— DIRECTIVE —
Transcribe all of the material exactly, except for its pictures.

^^^^^^^^

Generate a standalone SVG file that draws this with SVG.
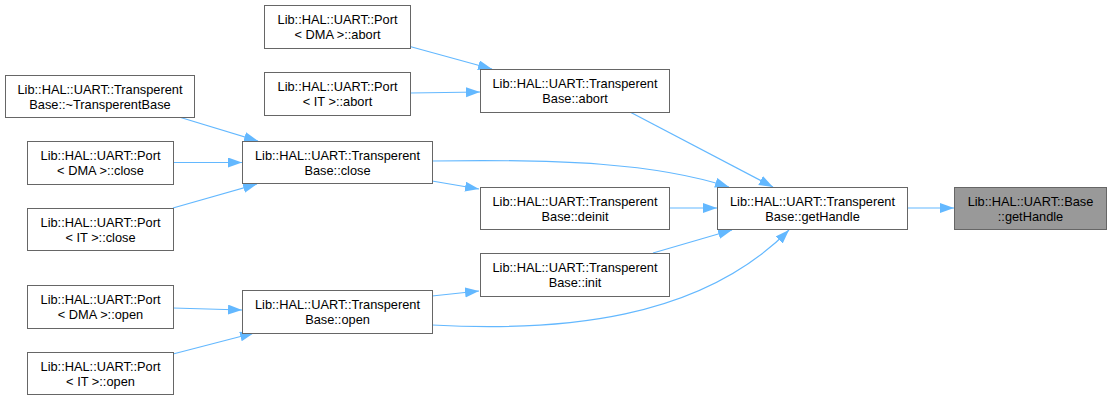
<svg xmlns="http://www.w3.org/2000/svg" width="1111" height="400" viewBox="0 0 1111 400">
<style>
.box{fill:#ffffff;stroke:#666666;stroke-width:1}
.sel{fill:#999999;stroke:#666666;stroke-width:1}
.t{font-family:"Liberation Sans",Arial,sans-serif;font-size:12.8px;fill:#000000;text-anchor:middle}
.e{fill:none;stroke:#63b8ff;stroke-width:1.2;marker-end:url(#ah)}
</style>
<defs>
<marker id="ah" markerUnits="userSpaceOnUse" markerWidth="15" markerHeight="11" refX="14" refY="5" orient="auto">
<path d="M0,0 L14,5 L0,10 z" fill="#63b8ff"/>
</marker>
</defs>
<rect width="1111" height="400" fill="#ffffff"/>
<g id="edges">
<path class="e" d="M410,46.5 L492,69"/>
<path class="e" d="M410,93 L480,92"/>
<path class="e" d="M179,117 L258,141"/>
<path class="e" d="M173,162.5 L242,162.5"/>
<path class="e" d="M173,208 L257,184"/>
<path class="e" d="M432,161 C560,159 655,163 729,187"/>
<path class="e" d="M432,181 L479,189"/>
<path class="e" d="M630,112 L773,187"/>
<path class="e" d="M669,208 L717,208"/>
<path class="e" d="M653,253 L732,230"/>
<path class="e" d="M432,296 L479,291"/>
<path class="e" d="M432,325 C560,332 700,320 789,230"/>
<path class="e" d="M173,308 L242,310"/>
<path class="e" d="M173,354 L254,333"/>
<path class="e" d="M907,208 L954,208"/>
</g>
<g id="port_dma_abort"><rect class="box" x="264.5" y="5.5" width="146" height="43"/><text class="t" x="337.5" y="23.5">Lib::HAL::UART::Port</text><text class="t" x="337.5" y="39">&lt; DMA &gt;::abort</text></g>
<g id="port_it_abort"><rect class="box" x="264.5" y="72.5" width="146" height="43"/><text class="t" x="337.5" y="90.5">Lib::HAL::UART::Port</text><text class="t" x="337.5" y="106">&lt; IT &gt;::abort</text></g>
<g id="tb_dtor"><rect class="box" x="5.5" y="75.5" width="189" height="42"/><text class="t" x="100" y="93.5">Lib::HAL::UART::Transperent</text><text class="t" x="100" y="109">Base::~TransperentBase</text></g>
<g id="port_dma_close"><rect class="box" x="27.5" y="141.5" width="146" height="43"/><text class="t" x="100.5" y="159.5">Lib::HAL::UART::Port</text><text class="t" x="100.5" y="175">&lt; DMA &gt;::close</text></g>
<g id="port_it_close"><rect class="box" x="27.5" y="208.5" width="146" height="42"/><text class="t" x="100.5" y="226.5">Lib::HAL::UART::Port</text><text class="t" x="100.5" y="242">&lt; IT &gt;::close</text></g>
<g id="port_dma_open"><rect class="box" x="27.5" y="285.5" width="146" height="43"/><text class="t" x="100.5" y="303.5">Lib::HAL::UART::Port</text><text class="t" x="100.5" y="319">&lt; DMA &gt;::open</text></g>
<g id="port_it_open"><rect class="box" x="27.5" y="352.5" width="146" height="42"/><text class="t" x="100.5" y="370.5">Lib::HAL::UART::Port</text><text class="t" x="100.5" y="386">&lt; IT &gt;::open</text></g>
<g id="tb_close"><rect class="box" x="242.5" y="141.5" width="190" height="42"/><text class="t" x="337.5" y="159.5">Lib::HAL::UART::Transperent</text><text class="t" x="337.5" y="175">Base::close</text></g>
<g id="tb_open"><rect class="box" x="242.5" y="290.5" width="190" height="43"/><text class="t" x="337.5" y="308.5">Lib::HAL::UART::Transperent</text><text class="t" x="337.5" y="324">Base::open</text></g>
<g id="tb_abort"><rect class="box" x="480.5" y="69.5" width="189" height="43"/><text class="t" x="575" y="87.5">Lib::HAL::UART::Transperent</text><text class="t" x="575" y="103">Base::abort</text></g>
<g id="tb_deinit"><rect class="box" x="480.5" y="187.5" width="189" height="42"/><text class="t" x="575" y="205.5">Lib::HAL::UART::Transperent</text><text class="t" x="575" y="221">Base::deinit</text></g>
<g id="tb_init"><rect class="box" x="480.5" y="253.5" width="189" height="43"/><text class="t" x="575" y="271.5">Lib::HAL::UART::Transperent</text><text class="t" x="575" y="287">Base::init</text></g>
<g id="tb_gethandle"><rect class="box" x="717.5" y="187.5" width="190" height="42"/><text class="t" x="812.5" y="205.5">Lib::HAL::UART::Transperent</text><text class="t" x="812.5" y="221">Base::getHandle</text></g>
<g id="base_gethandle"><rect class="sel" x="954.5" y="187.5" width="152" height="42"/><text class="t" x="1030.5" y="205.5">Lib::HAL::UART::Base</text><text class="t" x="1030.5" y="221">::getHandle</text></g>
</svg>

^^^^^^^^

— THE COMPLETED TASK —
Generate a standalone SVG file that draws this with SVG.
<svg xmlns="http://www.w3.org/2000/svg" width="1111" height="400" viewBox="0 0 1111 400">
<style>
.box{fill:#ffffff;stroke:#666666;stroke-width:1}
.sel{fill:#999999;stroke:#666666;stroke-width:1}
.t{font-family:"Liberation Sans",Arial,sans-serif;font-size:12.8px;fill:#000000;text-anchor:middle}
.e{fill:none;stroke:#63b8ff;stroke-width:1.2;marker-end:url(#ah)}
</style>
<defs>
<marker id="ah" markerUnits="userSpaceOnUse" markerWidth="15" markerHeight="11" refX="14" refY="5" orient="auto">
<path d="M0,0 L14,5 L0,10 z" fill="#63b8ff"/>
</marker>
</defs>
<rect width="1111" height="400" fill="#ffffff"/>
<g id="edges">
<path class="e" d="M410,46.5 L492,69"/>
<path class="e" d="M410,93 L480,92"/>
<path class="e" d="M179,117 L258,141"/>
<path class="e" d="M173,162.5 L242,162.5"/>
<path class="e" d="M173,208 L257,184"/>
<path class="e" d="M432,161 C560,159 655,163 729,187"/>
<path class="e" d="M432,181 L479,189"/>
<path class="e" d="M630,112 L773,187"/>
<path class="e" d="M669,208 L717,208"/>
<path class="e" d="M653,253 L732,230"/>
<path class="e" d="M432,296 L479,291"/>
<path class="e" d="M432,325 C560,332 700,320 789,230"/>
<path class="e" d="M173,308 L242,310"/>
<path class="e" d="M173,354 L254,333"/>
<path class="e" d="M907,208 L954,208"/>
</g>
<g id="port_dma_abort"><rect class="box" x="264.5" y="5.5" width="146" height="43"/><text class="t" x="337.5" y="23.5">Lib::HAL::UART::Port</text><text class="t" x="337.5" y="39">&lt; DMA &gt;::abort</text></g>
<g id="port_it_abort"><rect class="box" x="264.5" y="72.5" width="146" height="43"/><text class="t" x="337.5" y="90.5">Lib::HAL::UART::Port</text><text class="t" x="337.5" y="106">&lt; IT &gt;::abort</text></g>
<g id="tb_dtor"><rect class="box" x="5.5" y="75.5" width="189" height="42"/><text class="t" x="100" y="93.5">Lib::HAL::UART::Transperent</text><text class="t" x="100" y="109">Base::~TransperentBase</text></g>
<g id="port_dma_close"><rect class="box" x="27.5" y="141.5" width="146" height="43"/><text class="t" x="100.5" y="159.5">Lib::HAL::UART::Port</text><text class="t" x="100.5" y="175">&lt; DMA &gt;::close</text></g>
<g id="port_it_close"><rect class="box" x="27.5" y="208.5" width="146" height="42"/><text class="t" x="100.5" y="226.5">Lib::HAL::UART::Port</text><text class="t" x="100.5" y="242">&lt; IT &gt;::close</text></g>
<g id="port_dma_open"><rect class="box" x="27.5" y="285.5" width="146" height="43"/><text class="t" x="100.5" y="303.5">Lib::HAL::UART::Port</text><text class="t" x="100.5" y="319">&lt; DMA &gt;::open</text></g>
<g id="port_it_open"><rect class="box" x="27.5" y="352.5" width="146" height="42"/><text class="t" x="100.5" y="370.5">Lib::HAL::UART::Port</text><text class="t" x="100.5" y="386">&lt; IT &gt;::open</text></g>
<g id="tb_close"><rect class="box" x="242.5" y="141.5" width="190" height="42"/><text class="t" x="337.5" y="159.5">Lib::HAL::UART::Transperent</text><text class="t" x="337.5" y="175">Base::close</text></g>
<g id="tb_open"><rect class="box" x="242.5" y="290.5" width="190" height="43"/><text class="t" x="337.5" y="308.5">Lib::HAL::UART::Transperent</text><text class="t" x="337.5" y="324">Base::open</text></g>
<g id="tb_abort"><rect class="box" x="480.5" y="69.5" width="189" height="43"/><text class="t" x="575" y="87.5">Lib::HAL::UART::Transperent</text><text class="t" x="575" y="103">Base::abort</text></g>
<g id="tb_deinit"><rect class="box" x="480.5" y="187.5" width="189" height="42"/><text class="t" x="575" y="205.5">Lib::HAL::UART::Transperent</text><text class="t" x="575" y="221">Base::deinit</text></g>
<g id="tb_init"><rect class="box" x="480.5" y="253.5" width="189" height="43"/><text class="t" x="575" y="271.5">Lib::HAL::UART::Transperent</text><text class="t" x="575" y="287">Base::init</text></g>
<g id="tb_gethandle"><rect class="box" x="717.5" y="187.5" width="190" height="42"/><text class="t" x="812.5" y="205.5">Lib::HAL::UART::Transperent</text><text class="t" x="812.5" y="221">Base::getHandle</text></g>
<g id="base_gethandle"><rect class="sel" x="954.5" y="187.5" width="152" height="42"/><text class="t" x="1030.5" y="205.5">Lib::HAL::UART::Base</text><text class="t" x="1030.5" y="221">::getHandle</text></g>
</svg>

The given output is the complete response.